I am asked why Nineteen Eighty Four is still so significant.

A young man, who looks like a Viking, tells me that Game of Thrones was actually based on two wars: the Hundred Year’s War AND The Wars of the Roses. People tend to think that it was only the Wars of the Roses. Do you have China Miéville? Then he tells me that he’s been waiting for Tamora Pierce to put out another book and that he’s been waiting for ten years now. He looked at his watch to demonstrate himself waiting. Then he asks for The Shepherd’s Crown (Terry Pratchett) but I don’t have it. He says that I should have has many Terry Pratchetts as possible as these books are more significant than people realise.

An older man bought One Flew Over the Cuckoo’s Nest and rode off on his motorbike with the book shoved down the front of his leather jacket.

I have some books to sort and shelve.
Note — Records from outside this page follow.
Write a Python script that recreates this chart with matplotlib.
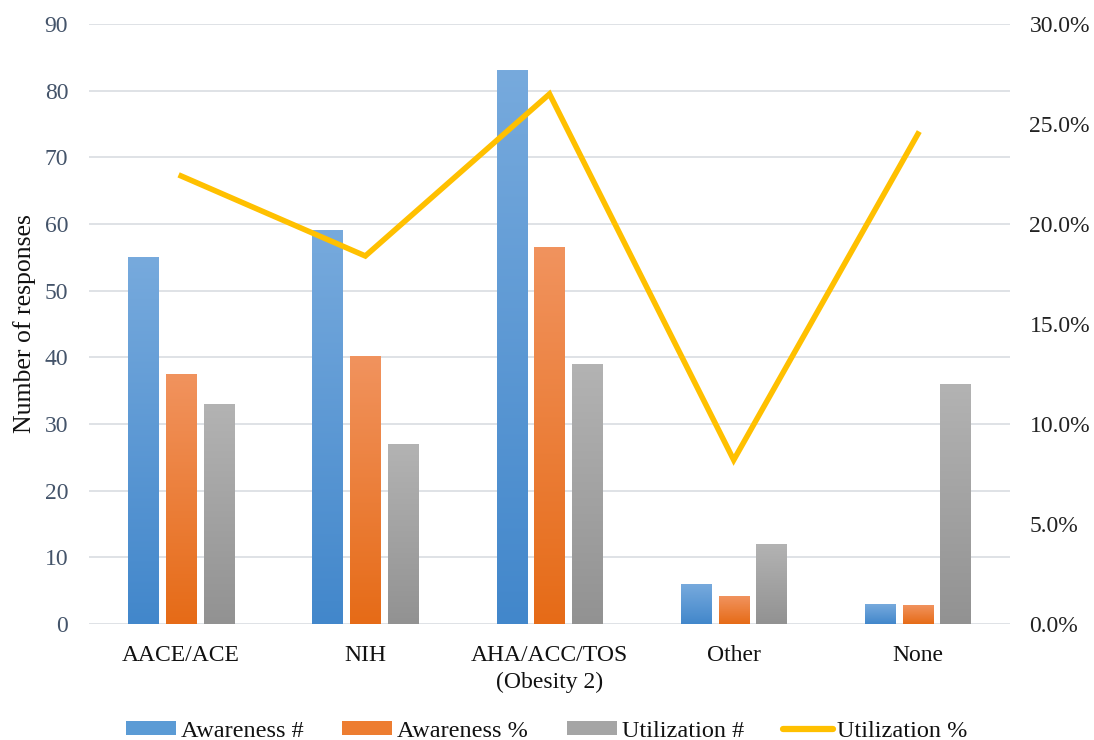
import numpy as np
import matplotlib
matplotlib.use("Agg")
import matplotlib.pyplot as plt
from matplotlib.colors import LinearSegmentedColormap
from matplotlib.patches import Patch
from matplotlib.lines import Line2D
from matplotlib.ticker import PercentFormatter

categories = ["AACE/ACE", "NIH", "AHA/ACC/TOS\n(Obesity 2)", "Other", "None"]
awareness_n = [55, 59, 83, 6, 3]
awareness_pct = [37.4, 40.1, 56.5, 4.1, 2.8]
utilization_n = [33, 27, 39, 12, 36]
utilization_pct = [0.224, 0.184, 0.265, 0.082, 0.245]

plt.rcParams["font.family"] = ["Liberation Serif", "DejaVu Serif"]

fig = plt.figure(figsize=(10.94, 7.40), dpi=100)
ax = fig.add_axes([0.0814, 0.1568, 0.8418, 0.8108])

x = np.arange(len(categories))
w = 0.165
step = 0.205

# (top colour, bottom colour) for each gradient-filled series
series = [
    (awareness_n, ("#77aadd", "#4287cb"), "Awareness #"),
    (awareness_pct, ("#f1935e", "#e66b17"), "Awareness %"),
    (utilization_n, ("#b3b3b3", "#929292"), "Utilization #"),
]

ax.set_xlim(-0.5, len(categories) - 0.5)
ax.set_ylim(0, 90)

grad = np.linspace(1, 0, 256).reshape(-1, 1)
for i, (vals, (ctop, cbot), label) in enumerate(series):
    cmap = LinearSegmentedColormap.from_list(label, [cbot, ctop])
    bars = ax.bar(x + (i - 1) * step, vals, w, color="none", edgecolor="none", zorder=2)
    for b in bars:
        bx, bw, bh = b.get_x(), b.get_width(), b.get_height()
        ax.imshow(grad, cmap=cmap, aspect="auto", extent=(bx, bx + bw, 0, bh),
                  origin="upper", zorder=2, interpolation="bilinear")
ax.set_xlim(-0.5, len(categories) - 0.5)
ax.set_ylim(0, 90)

ax.set_yticks(np.arange(0, 91, 10))
ax.grid(axis="y", color="#dfe2e6", linewidth=1.4, zorder=0)
ax.set_axisbelow(True)
for s in ax.spines.values():
    s.set_visible(False)
ax.tick_params(axis="both", length=0)
ax.tick_params(axis="y", labelsize=17, labelcolor="#44546a", pad=15)
ax.set_xticks(x)
ax.set_xticklabels(categories, fontsize=17, color="#111111", linespacing=1.4)
ax.tick_params(axis="x", pad=15)
ax.set_ylabel("Number of responses", fontsize=18.5, color="#111111", labelpad=6)

ax2 = ax.twinx()
ax2.plot(x, utilization_pct, color="#ffc000", linewidth=4.0, zorder=4,
         solid_joinstyle="miter")
ax2.set_ylim(0, 0.30)
ax2.set_yticks(np.arange(0, 0.301, 0.05))
ax2.yaxis.set_major_formatter(PercentFormatter(xmax=1, decimals=1))
ax2.tick_params(axis="y", length=0, labelsize=17, labelcolor="#222222", pad=14)
for s in ax2.spines.values():
    s.set_visible(False)

handles = [
    Patch(facecolor="#5b9bd5", edgecolor="none"),
    Patch(facecolor="#ed7d31", edgecolor="none"),
    Patch(facecolor="#a5a5a5", edgecolor="none"),
    Line2D([0], [0], color="#ffc000", linewidth=4.5, solid_capstyle="round"),
]
labels = ["Awareness #", "Awareness %", "Utilization #", "Utilization %"]
fig.legend(handles, labels, loc="center", bbox_to_anchor=(0.5, 0.012),
           ncol=4, frameon=False, fontsize=17.5, handlelength=2.05, handleheight=0.5,
           handletextpad=0.2, columnspacing=1.6, labelcolor="#111111")

fig.savefig("out.png", dpi=100)
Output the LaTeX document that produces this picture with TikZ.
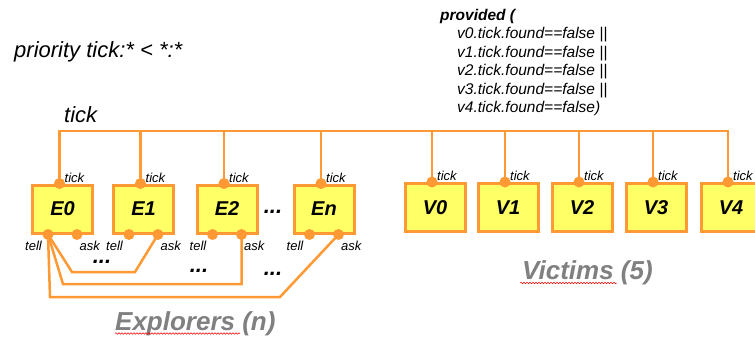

I am keeping Pages from the Goncourt Journals (Edmond and Jules Goncourt) for myself. This is because I admired the cover and opened the book and read an entry, a reference to George Sand. I know nothing about her but I do know that I must read this book.

End of January 1852

Argument between Mme Sand and Clesinger:

Mme Sand: I’ll publish an account of your behaviour.

Clesinger: Then I’ll do a carving of your backside. And everybody’ll recognise it.

Robert comes by to pick up more volumes in his Myths and Legends Series and I show him the Goncourt Journals. He tells me that he loves the French. He said he has had three cups of good coffee and his brain is going mad…the best time to read. I said “Well, good luck with the Myths of the Middle Ages….” and he said that the election campaigns are  keeping us all stuck in the middle ages anyway.